● Given material
— BEGIN —

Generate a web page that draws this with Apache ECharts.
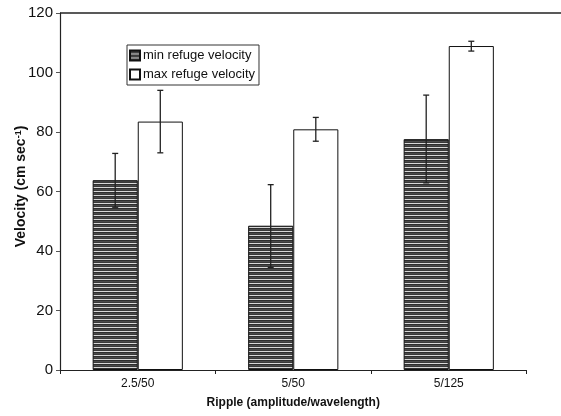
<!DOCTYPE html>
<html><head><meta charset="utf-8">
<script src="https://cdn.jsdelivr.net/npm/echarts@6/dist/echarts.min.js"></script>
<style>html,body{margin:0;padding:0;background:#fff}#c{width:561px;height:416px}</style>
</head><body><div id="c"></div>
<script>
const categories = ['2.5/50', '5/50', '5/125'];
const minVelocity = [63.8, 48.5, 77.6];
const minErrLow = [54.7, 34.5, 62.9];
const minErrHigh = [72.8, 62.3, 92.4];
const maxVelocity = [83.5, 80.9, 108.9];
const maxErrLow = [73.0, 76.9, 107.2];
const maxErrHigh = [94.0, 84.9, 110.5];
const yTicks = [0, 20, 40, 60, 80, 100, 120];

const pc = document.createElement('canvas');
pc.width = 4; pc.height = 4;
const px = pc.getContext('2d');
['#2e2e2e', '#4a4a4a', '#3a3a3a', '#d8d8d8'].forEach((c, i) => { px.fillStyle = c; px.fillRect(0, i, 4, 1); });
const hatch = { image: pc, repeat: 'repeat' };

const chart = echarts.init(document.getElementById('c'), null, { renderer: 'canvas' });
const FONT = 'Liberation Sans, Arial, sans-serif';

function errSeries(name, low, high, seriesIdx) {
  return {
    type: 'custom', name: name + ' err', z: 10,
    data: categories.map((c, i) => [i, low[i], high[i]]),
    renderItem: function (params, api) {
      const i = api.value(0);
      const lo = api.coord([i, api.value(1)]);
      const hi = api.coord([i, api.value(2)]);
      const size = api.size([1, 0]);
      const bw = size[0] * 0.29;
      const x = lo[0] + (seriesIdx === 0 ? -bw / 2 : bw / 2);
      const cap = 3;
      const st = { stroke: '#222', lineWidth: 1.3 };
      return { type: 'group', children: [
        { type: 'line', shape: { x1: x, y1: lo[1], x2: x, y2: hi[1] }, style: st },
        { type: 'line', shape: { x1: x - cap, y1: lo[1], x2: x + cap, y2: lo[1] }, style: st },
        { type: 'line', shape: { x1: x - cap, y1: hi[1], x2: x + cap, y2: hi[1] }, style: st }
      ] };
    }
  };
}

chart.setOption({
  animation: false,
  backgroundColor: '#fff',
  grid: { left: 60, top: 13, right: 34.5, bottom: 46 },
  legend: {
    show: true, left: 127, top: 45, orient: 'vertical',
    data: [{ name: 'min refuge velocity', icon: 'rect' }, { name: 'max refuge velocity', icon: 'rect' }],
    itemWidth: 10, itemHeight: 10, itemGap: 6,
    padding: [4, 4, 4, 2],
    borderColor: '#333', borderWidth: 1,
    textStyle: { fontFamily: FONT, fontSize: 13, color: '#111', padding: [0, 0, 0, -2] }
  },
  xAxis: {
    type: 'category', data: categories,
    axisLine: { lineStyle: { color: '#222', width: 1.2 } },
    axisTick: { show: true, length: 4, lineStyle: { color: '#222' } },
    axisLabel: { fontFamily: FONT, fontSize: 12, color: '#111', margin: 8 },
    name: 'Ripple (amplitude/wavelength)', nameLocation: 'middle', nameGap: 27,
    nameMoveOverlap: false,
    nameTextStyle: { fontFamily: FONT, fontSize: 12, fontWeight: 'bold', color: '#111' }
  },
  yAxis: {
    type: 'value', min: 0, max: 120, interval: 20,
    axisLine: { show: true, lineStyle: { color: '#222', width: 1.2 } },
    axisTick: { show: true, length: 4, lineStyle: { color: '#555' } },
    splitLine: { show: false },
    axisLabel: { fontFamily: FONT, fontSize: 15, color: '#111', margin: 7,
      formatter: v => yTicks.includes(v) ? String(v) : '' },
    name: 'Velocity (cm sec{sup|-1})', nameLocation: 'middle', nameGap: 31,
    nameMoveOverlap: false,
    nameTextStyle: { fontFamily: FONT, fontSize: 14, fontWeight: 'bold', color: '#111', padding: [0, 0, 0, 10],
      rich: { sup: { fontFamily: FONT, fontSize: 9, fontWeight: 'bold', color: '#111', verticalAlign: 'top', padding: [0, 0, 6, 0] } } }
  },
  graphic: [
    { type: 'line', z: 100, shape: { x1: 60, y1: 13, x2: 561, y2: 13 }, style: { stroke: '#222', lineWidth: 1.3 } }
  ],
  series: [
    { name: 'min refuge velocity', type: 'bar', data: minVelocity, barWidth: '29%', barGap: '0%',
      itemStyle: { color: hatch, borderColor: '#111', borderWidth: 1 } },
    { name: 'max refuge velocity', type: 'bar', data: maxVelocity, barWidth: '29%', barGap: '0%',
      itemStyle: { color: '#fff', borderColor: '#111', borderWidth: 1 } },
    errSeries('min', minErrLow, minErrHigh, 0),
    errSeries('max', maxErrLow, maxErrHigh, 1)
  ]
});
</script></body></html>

— END —

● Task
Copy the whole listing above word for word but do not carry over the pictures.

● Task result
Generate a web page that draws this with Apache ECharts.
<!DOCTYPE html>
<html><head><meta charset="utf-8">
<script src="https://cdn.jsdelivr.net/npm/echarts@6/dist/echarts.min.js"></script>
<style>html,body{margin:0;padding:0;background:#fff}#c{width:561px;height:416px}</style>
</head><body><div id="c"></div>
<script>
const categories = ['2.5/50', '5/50', '5/125'];
const minVelocity = [63.8, 48.5, 77.6];
const minErrLow = [54.7, 34.5, 62.9];
const minErrHigh = [72.8, 62.3, 92.4];
const maxVelocity = [83.5, 80.9, 108.9];
const maxErrLow = [73.0, 76.9, 107.2];
const maxErrHigh = [94.0, 84.9, 110.5];
const yTicks = [0, 20, 40, 60, 80, 100, 120];

const pc = document.createElement('canvas');
pc.width = 4; pc.height = 4;
const px = pc.getContext('2d');
['#2e2e2e', '#4a4a4a', '#3a3a3a', '#d8d8d8'].forEach((c, i) => { px.fillStyle = c; px.fillRect(0, i, 4, 1); });
const hatch = { image: pc, repeat: 'repeat' };

const chart = echarts.init(document.getElementById('c'), null, { renderer: 'canvas' });
const FONT = 'Liberation Sans, Arial, sans-serif';

function errSeries(name, low, high, seriesIdx) {
  return {
    type: 'custom', name: name + ' err', z: 10,
    data: categories.map((c, i) => [i, low[i], high[i]]),
    renderItem: function (params, api) {
      const i = api.value(0);
      const lo = api.coord([i, api.value(1)]);
      const hi = api.coord([i, api.value(2)]);
      const size = api.size([1, 0]);
      const bw = size[0] * 0.29;
      const x = lo[0] + (seriesIdx === 0 ? -bw / 2 : bw / 2);
      const cap = 3;
      const st = { stroke: '#222', lineWidth: 1.3 };
      return { type: 'group', children: [
        { type: 'line', shape: { x1: x, y1: lo[1], x2: x, y2: hi[1] }, style: st },
        { type: 'line', shape: { x1: x - cap, y1: lo[1], x2: x + cap, y2: lo[1] }, style: st },
        { type: 'line', shape: { x1: x - cap, y1: hi[1], x2: x + cap, y2: hi[1] }, style: st }
      ] };
    }
  };
}

chart.setOption({
  animation: false,
  backgroundColor: '#fff',
  grid: { left: 60, top: 13, right: 34.5, bottom: 46 },
  legend: {
    show: true, left: 127, top: 45, orient: 'vertical',
    data: [{ name: 'min refuge velocity', icon: 'rect' }, { name: 'max refuge velocity', icon: 'rect' }],
    itemWidth: 10, itemHeight: 10, itemGap: 6,
    padding: [4, 4, 4, 2],
    borderColor: '#333', borderWidth: 1,
    textStyle: { fontFamily: FONT, fontSize: 13, color: '#111', padding: [0, 0, 0, -2] }
  },
  xAxis: {
    type: 'category', data: categories,
    axisLine: { lineStyle: { color: '#222', width: 1.2 } },
    axisTick: { show: true, length: 4, lineStyle: { color: '#222' } },
    axisLabel: { fontFamily: FONT, fontSize: 12, color: '#111', margin: 8 },
    name: 'Ripple (amplitude/wavelength)', nameLocation: 'middle', nameGap: 27,
    nameMoveOverlap: false,
    nameTextStyle: { fontFamily: FONT, fontSize: 12, fontWeight: 'bold', color: '#111' }
  },
  yAxis: {
    type: 'value', min: 0, max: 120, interval: 20,
    axisLine: { show: true, lineStyle: { color: '#222', width: 1.2 } },
    axisTick: { show: true, length: 4, lineStyle: { color: '#555' } },
    splitLine: { show: false },
    axisLabel: { fontFamily: FONT, fontSize: 15, color: '#111', margin: 7,
      formatter: v => yTicks.includes(v) ? String(v) : '' },
    name: 'Velocity (cm sec{sup|-1})', nameLocation: 'middle', nameGap: 31,
    nameMoveOverlap: false,
    nameTextStyle: { fontFamily: FONT, fontSize: 14, fontWeight: 'bold', color: '#111', padding: [0, 0, 0, 10],
      rich: { sup: { fontFamily: FONT, fontSize: 9, fontWeight: 'bold', color: '#111', verticalAlign: 'top', padding: [0, 0, 6, 0] } } }
  },
  graphic: [
    { type: 'line', z: 100, shape: { x1: 60, y1: 13, x2: 561, y2: 13 }, style: { stroke: '#222', lineWidth: 1.3 } }
  ],
  series: [
    { name: 'min refuge velocity', type: 'bar', data: minVelocity, barWidth: '29%', barGap: '0%',
      itemStyle: { color: hatch, borderColor: '#111', borderWidth: 1 } },
    { name: 'max refuge velocity', type: 'bar', data: maxVelocity, barWidth: '29%', barGap: '0%',
      itemStyle: { color: '#fff', borderColor: '#111', borderWidth: 1 } },
    errSeries('min', minErrLow, minErrHigh, 0),
    errSeries('max', maxErrLow, maxErrHigh, 1)
  ]
});
</script></body></html>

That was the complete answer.